------ ITEMS

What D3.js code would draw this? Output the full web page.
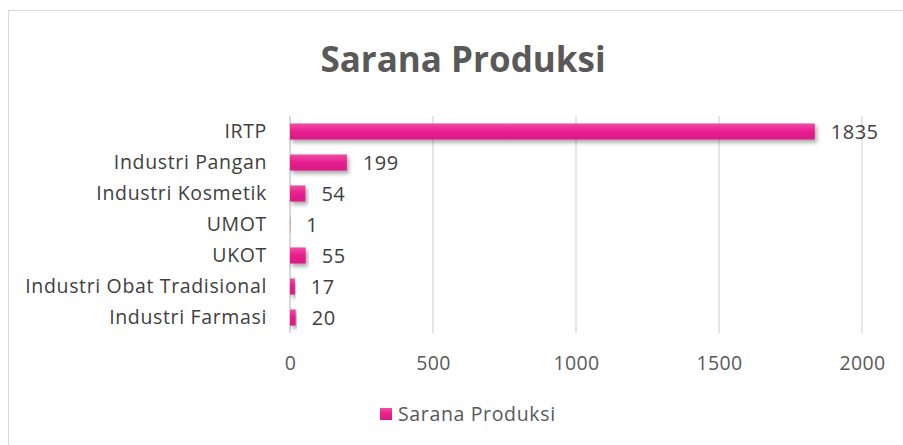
<!DOCTYPE html>
<html>
<head>
<meta charset="utf-8">
<script src="https://cdn.jsdelivr.net/npm/d3@7"></script>
<style>
  body { margin: 0; background: #fff; }
  text { font-family: "Open Sans", "Noto Sans", sans-serif; }
</style>
</head>
<body>
<script>
// data
const categories = ["IRTP", "Industri Pangan", "Industri Kosmetik", "UMOT", "UKOT", "Industri Obat Tradisional", "Industri Farmasi"]
const values = [1835, 199, 54, 1, 55, 17, 20]
const ticks = [0, 500, 1000, 1500, 2000]
const seriesName = "Sarana Produksi"

const W = 903, H = 445
const plot = { left: 290, right: 862, top: 116, bottom: 333 }

const svg = d3.select("body").append("svg")
    .attr("width", W)
    .attr("height", H)

// chart frame
svg.append("rect")
    .attr("x", 8.5).attr("y", 10.5)
    .attr("width", W + 20).attr("height", H + 20)
    .attr("fill", "#fff")
    .attr("stroke", "#d9d9d9")
    .attr("stroke-width", 1)

const defs = svg.append("defs")
const grad = defs.append("linearGradient")
    .attr("id", "barGrad")
    .attr("x1", 0).attr("y1", 0).attr("x2", 0).attr("y2", 1)
grad.append("stop").attr("offset", "0%").attr("stop-color", "#ee4fa4")
grad.append("stop").attr("offset", "45%").attr("stop-color", "#e9208f")
grad.append("stop").attr("offset", "100%").attr("stop-color", "#d81a84")

const shadow = defs.append("filter")
    .attr("id", "shadow")
    .attr("x", "-10%").attr("y", "-50%")
    .attr("width", "130%").attr("height", "250%")
shadow.append("feDropShadow")
    .attr("dx", 2).attr("dy", 3)
    .attr("stdDeviation", 2)
    .attr("flood-color", "#000")
    .attr("flood-opacity", 0.35)

const x = d3.scaleLinear().domain([0, 2000]).range([plot.left, plot.right])
const y = d3.scaleBand().domain(categories).range([plot.top, plot.bottom]).paddingInner(0.48).paddingOuter(0.24)

// title
svg.append("text")
    .attr("x", 463).attr("y", 72)
    .attr("text-anchor", "middle")
    .attr("font-size", 35)
    .attr("font-weight", "bold")
    .attr("fill", "#595959")
    .text(seriesName)

// gridlines
svg.append("g")
    .selectAll("line")
    .data(ticks)
    .enter()
    .append("line")
        .attr("x1", d => x(d)).attr("x2", d => x(d))
        .attr("y1", plot.top).attr("y2", plot.bottom)
        .attr("stroke", "#d9d9d9")
        .attr("stroke-width", d => d === 0 ? 2 : 1.3)

// x axis tick labels
const xAxis = svg.append("g")
    .attr("transform", "translate(0," + plot.bottom + ")")
    .call(d3.axisBottom(x).tickValues(ticks).tickFormat(d3.format("d")).tickSize(0).tickPadding(23))
xAxis.select(".domain").remove()
xAxis.selectAll("text")
    .attr("font-size", 19.5)
    .attr("letter-spacing", 0.3)
    .attr("fill", "#595959")
    .attr("font-family", "'Open Sans', sans-serif")

// category labels
const yAxis = svg.append("g")
    .attr("transform", "translate(" + (plot.left - 23) + ",0)")
    .call(d3.axisLeft(y).tickSize(0).tickPadding(0))
yAxis.select(".domain").remove()
yAxis.selectAll("text")
    .attr("font-size", 19.5)
    .attr("letter-spacing", 0.65)
    .attr("fill", "#404040")
    .attr("font-family", "'Open Sans', sans-serif")

// bars
const rows = categories.map((c, i) => ({ cat: c, val: values[i] }))

svg.append("g")
    .selectAll("rect")
    .data(rows)
    .enter()
    .append("rect")
        .attr("x", x(0))
        .attr("y", d => y(d.cat))
        .attr("width", d => x(d.val) - x(0))
        .attr("height", y.bandwidth())
        .attr("fill", "url(#barGrad)")
        .attr("filter", "url(#shadow)")

// value labels
svg.append("g")
    .selectAll("text")
    .data(rows)
    .enter()
    .append("text")
        .attr("x", d => x(d.val) + 16)
        .attr("y", d => y(d.cat) + y.bandwidth() / 2)
        .attr("dy", "0.35em")
        .attr("font-size", 20)
        .attr("letter-spacing", 0.5)
        .attr("fill", "#404040")
        .text(d => d.val)

// legend
const legend = svg.append("g").attr("transform", "translate(380,408)")
legend.append("rect")
    .attr("width", 12).attr("height", 12)
    .attr("fill", "url(#barGrad)")
legend.append("text")
    .attr("x", 18).attr("y", 6)
    .attr("dy", "0.35em")
    .attr("font-size", 19.5)
    .attr("letter-spacing", 0.65)
    .attr("fill", "#595959")
    .text(seriesName)
</script>
</body>
</html>
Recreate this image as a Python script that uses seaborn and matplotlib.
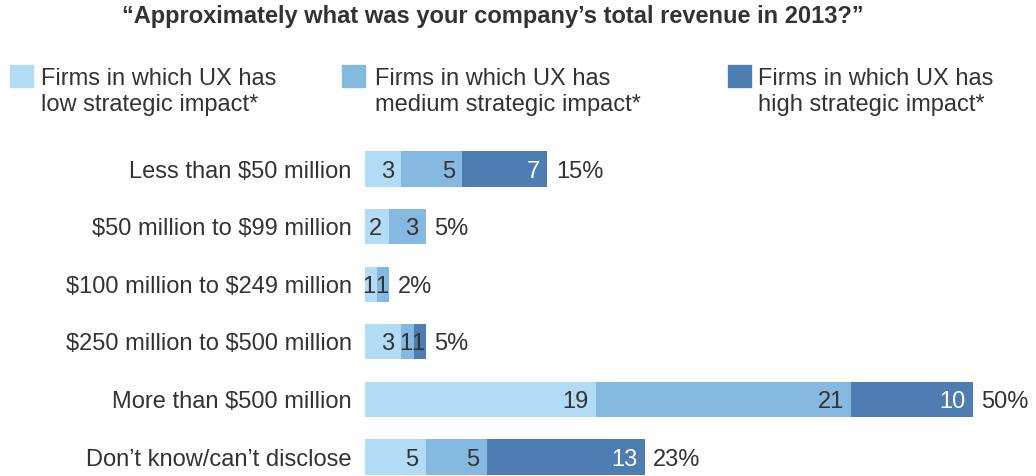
import matplotlib
matplotlib.use("Agg")
import matplotlib.pyplot as plt
from matplotlib.patches import Rectangle
import numpy as np
import pandas as pd
import seaborn as sns

# Survey answers: share of respondents (%) per revenue band, split by UX impact
categories = [
    "Less than $50 million",
    "$50 million to $99 million",
    "$100 million to $249 million",
    "$250 million to $500 million",
    "More than $500 million",
    "Don\u2019t know/can\u2019t disclose",
]
low_impact = [3, 2, 1, 3, 19, 5]
medium_impact = [5, 3, 1, 1, 21, 5]
high_impact = [7, 0, 0, 1, 10, 13]

series_names = [
    "Firms in which UX has\nlow strategic impact*",
    "Firms in which UX has\nmedium strategic impact*",
    "Firms in which UX has\nhigh strategic impact*",
]
colors = ["#b2dcf5", "#86b9e0", "#4e7db3"]
text_color = "#333333"
title = "\u201cApproximately what was your company\u2019s total revenue in 2013?\u201d"

sns.set_theme(style="white")
plt.rcParams["font.family"] = ["Liberation Sans", "DejaVu Sans"]
plt.rcParams["text.parse_math"] = False

FS = 17
W, H = 1036, 476
fig = plt.figure(figsize=(W / 100, H / 100), dpi=100)

# axes placed so that 0..50 spans the bar area
ax_left, ax_right = 365, 973
row0, step = 169.0, 57.6
ylo, yhi = 5.35, -0.5
ax_top = row0 + yhi * step
ax_bot = row0 + ylo * step
ax = fig.add_axes([ax_left / W, 1 - ax_bot / H, (ax_right - ax_left) / W, (ax_bot - ax_top) / H])

df = pd.DataFrame({
    "category": categories,
    "low": low_impact,
    "medium": medium_impact,
    "high": high_impact,
})
df["c1"] = df["low"]
df["c2"] = df["low"] + df["medium"]
df["c3"] = df["c2"] + df["high"]

# stacked bars: draw the cumulative totals from longest to shortest
for col, color in zip(["c3", "c2", "c1"], colors[::-1]):
    sns.barplot(data=df, x=col, y="category", order=categories, orient="h",
                color=color, width=0.61, saturation=1, ax=ax, linewidth=0)

ax.set_xlim(0, 50)
ax.set_ylim(ylo, yhi)
ax.set_xlabel("")
ax.set_ylabel("")
ax.set_xticks([])
sns.despine(ax=ax, left=True, bottom=True)
ax.tick_params(axis="y", length=0, pad=9.5, labelsize=FS, labelcolor=text_color)

# segment values and row totals
pad = 0.6
for i, row in df.iterrows():
    starts = [0, row["c1"], row["c2"]]
    vals = [row["low"], row["medium"], row["high"]]
    for k, (s, v) in enumerate(zip(starts, vals)):
        if v == 0:
            continue
        if v <= 1:
            # too narrow for padding: centre the digit, keep it dark
            ax.text(s + v / 2 - 0.15, i, f"{v}", ha="center", va="center_baseline",
                    fontsize=FS, color=text_color)
        else:
            tc = "white" if k == 2 else text_color
            ax.text(s + v - pad, i, f"{v}", ha="right", va="center_baseline",
                    fontsize=FS, color=tc)
    total = row["c3"]
    ax.text(total + 0.7, i, f"{total}%", ha="left", va="center_baseline",
            fontsize=FS, color=text_color, clip_on=False)

# title
fig.text(493 / W, 1 - 17 / H, title, ha="center", va="center",
         fontsize=17, fontweight="bold", color=text_color)

# legend: swatch plus two-line label per series
legend_x = [10, 342, 728]
text_x = [41, 375, 758]
for lx, tx, name, color in zip(legend_x, text_x, series_names, colors):
    fig.patches.append(Rectangle((lx / W, 1 - 87 / H), 23 / W, 22 / H,
                                 transform=fig.transFigure, color=color))
    fig.text(tx / W, 1 - 68 / H, name, ha="left", va="top", fontsize=FS,
             color=text_color, linespacing=1.22)

fig.savefig("out.png", dpi=100)
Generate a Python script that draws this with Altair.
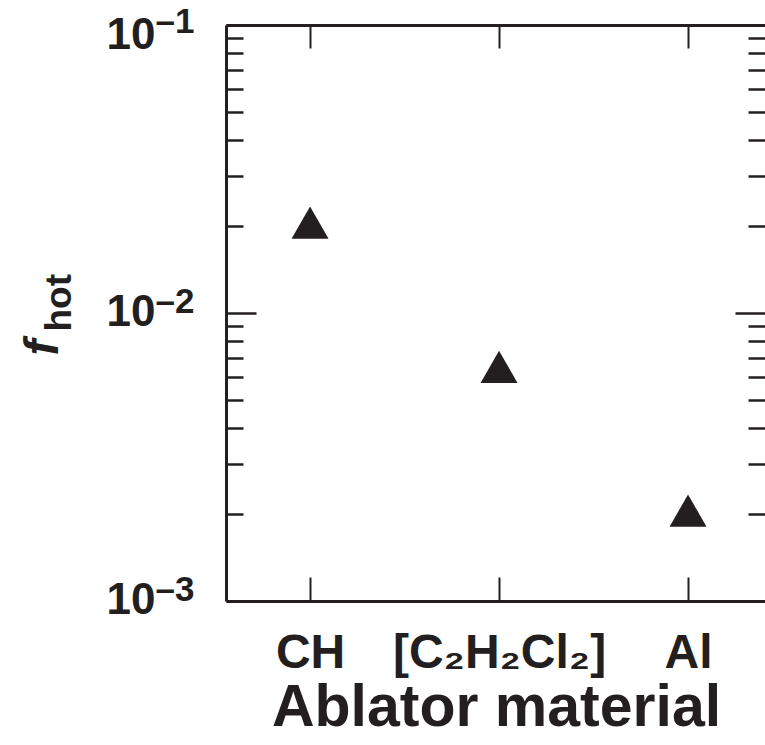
import altair as alt
import pandas as pd

# ---- data ----
materials = ["CH", "[C₂H₂Cl₂]", "Al"]
f_hot = [0.0206, 0.0065, 0.00206]

major_ticks = [0.001, 0.01, 0.1]
minor_ticks = [0.002, 0.003, 0.004, 0.005, 0.006, 0.007, 0.008, 0.009,
               0.02, 0.03, 0.04, 0.05, 0.06, 0.07, 0.08, 0.09]
exp_labels = ["–3", "–2", "–1"]

df = pd.DataFrame({"material": materials, "f_hot": f_hot})

W, H = 539, 576
INK = "#231f20"
FONT = "Liberation Sans"

xscale = alt.Scale(type="point", domain=materials, padding=0.426, align=0.522)
yscale = alt.Scale(type="log", domain=[major_ticks[0], major_ticks[-1]], nice=False)

exp_expr = "[" + ",".join("'%s'" % s for s in exp_labels) + "][indexof([" + \
    ",".join(repr(v) for v in major_ticks) + "], datum.value)]"


def X(axis):
    return alt.X("material:N", scale=xscale, axis=axis)


def Y(axis):
    return alt.Y("f_hot:Q", scale=yscale, axis=axis)


def tick_axis(orient, values, size, width):
    return alt.Axis(orient=orient, values=values, offset=-size, tickSize=size,
                    tickWidth=width, tickColor=INK, domain=False, labels=False,
                    title=None, grid=False)


def base_axis(values, offset, **kw):
    return alt.Axis(orient="left", values=values, labelExpr="'10'", ticks=False,
                    grid=False, labelFont=FONT, labelFontSize=44, labelFontWeight="bold",
                    labelColor=INK, labelAlign="right", labelBaseline="alphabetic",
                    labelPadding=71, labelOffset=offset, labelFlush=False,
                    labelOverlap=False, labelBound=False, **kw)


def sup_axis(values, offset, **kw):
    return alt.Axis(orient="left", values=values, labelExpr=exp_expr, ticks=False,
                    domain=False, grid=False, labelFont=FONT, labelFontSize=35,
                    labelFontWeight="bold", labelColor=INK, labelAlign="left",
                    labelBaseline="alphabetic", labelPadding=71, labelOffset=offset,
                    labelFlush=False, labelOverlap=False, labelBound=False, **kw)


def ghost():
    return alt.Chart(df).mark_point(opacity=0)


main = alt.Chart(df).mark_point(shape="triangle-up", filled=True, size=1369,
                                color=INK, opacity=1, strokeWidth=0).encode(
    x=X(alt.Axis(orient="bottom", title="Ablator material", domain=True,
                 domainColor=INK, domainWidth=3, ticks=False, grid=False,
                 labelFont=FONT, labelFontSize=48, labelFontWeight="bold",
                 labelColor=INK, labelPadding=66, labelBaseline="alphabetic",
                 labelAngle=0, labelOverlap=False, labelBound=False, labelLimit=0,
                 titleFont=FONT, titleFontSize=59, titleFontWeight="bold",
                 titleColor=INK, titleX=270, titleY=124, titleAlign="center",
                 titleBaseline="alphabetic", titleLimit=0)),
    y=Y(base_axis(major_ticks[:2], 12, domain=True, domainColor=INK, domainWidth=3,
                  title="f", titleFont=FONT, titleFontSize=48, titleFontWeight="bold",
                  titleFontStyle="italic", titleColor=INK, titleAngle=270,
                  titleAlign="left", titleBaseline="alphabetic",
                  titleX=-169, titleY=330)),
)

l2 = ghost().encode(
    x=X(tick_axis("bottom", materials, 24, 2)),
    y=Y(sup_axis(major_ticks[:2], -1, title="hot", titleFont=FONT, titleFontSize=37,
                 titleFontWeight="bold", titleColor=INK, titleAngle=270,
                 titleAlign="left", titleBaseline="alphabetic",
                 titleX=-156, titleY=306)),
)
l3 = ghost().encode(x=X(tick_axis("top", materials, 23, 2)),
                    y=Y(tick_axis("left", major_ticks, 30, 2.5)))
l4 = ghost().encode(
    x=X(alt.Axis(orient="top", domain=True, domainColor=INK, domainWidth=3,
                 ticks=False, labels=False, title=None, grid=False)),
    y=Y(tick_axis("left", minor_ticks, 17, 2.5)))
l5 = ghost().encode(x=X(None), y=Y(tick_axis("right", major_ticks, 30, 2.5)))
l6 = ghost().encode(x=X(None), y=Y(tick_axis("right", minor_ticks, 17, 2.5)))
l7 = ghost().encode(x=X(None), y=Y(base_axis(major_ticks[2:], 23, domain=False, title=None)))
l8 = ghost().encode(x=X(None), y=Y(sup_axis(major_ticks[2:], 7, title=None)))

chart = alt.layer(main, l2, l3, l4, l5, l6, l7, l8).resolve_axis(
    x="independent", y="independent"
).properties(
    width=W, height=H,
    autosize=alt.AutoSizeParams(type="none"),
    padding={"left": 226, "top": 25, "right": 0, "bottom": 144},
    background="white",
).configure_view(strokeWidth=0).configure_axis(grid=False)

chart.save("out.html", embed_options={"renderer": "svg", "actions": False})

------------

▶ _TASK GOAL_
Quote only the lines running from the line with "Recreate this image" to the line with "high_impact = [7, 0, 0, 1, 10, 13]", ends included, exactly as they appear and without the pictures.

▶ _CORRECT RESULT_
Recreate this image as a Python script that uses seaborn and matplotlib.
import matplotlib
matplotlib.use("Agg")
import matplotlib.pyplot as plt
from matplotlib.patches import Rectangle
import numpy as np
import pandas as pd
import seaborn as sns

# Survey answers: share of respondents (%) per revenue band, split by UX impact
categories = [
    "Less than $50 million",
    "$50 million to $99 million",
    "$100 million to $249 million",
    "$250 million to $500 million",
    "More than $500 million",
    "Don\u2019t know/can\u2019t disclose",
]
low_impact = [3, 2, 1, 3, 19, 5]
medium_impact = [5, 3, 1, 1, 21, 5]
high_impact = [7, 0, 0, 1, 10, 13]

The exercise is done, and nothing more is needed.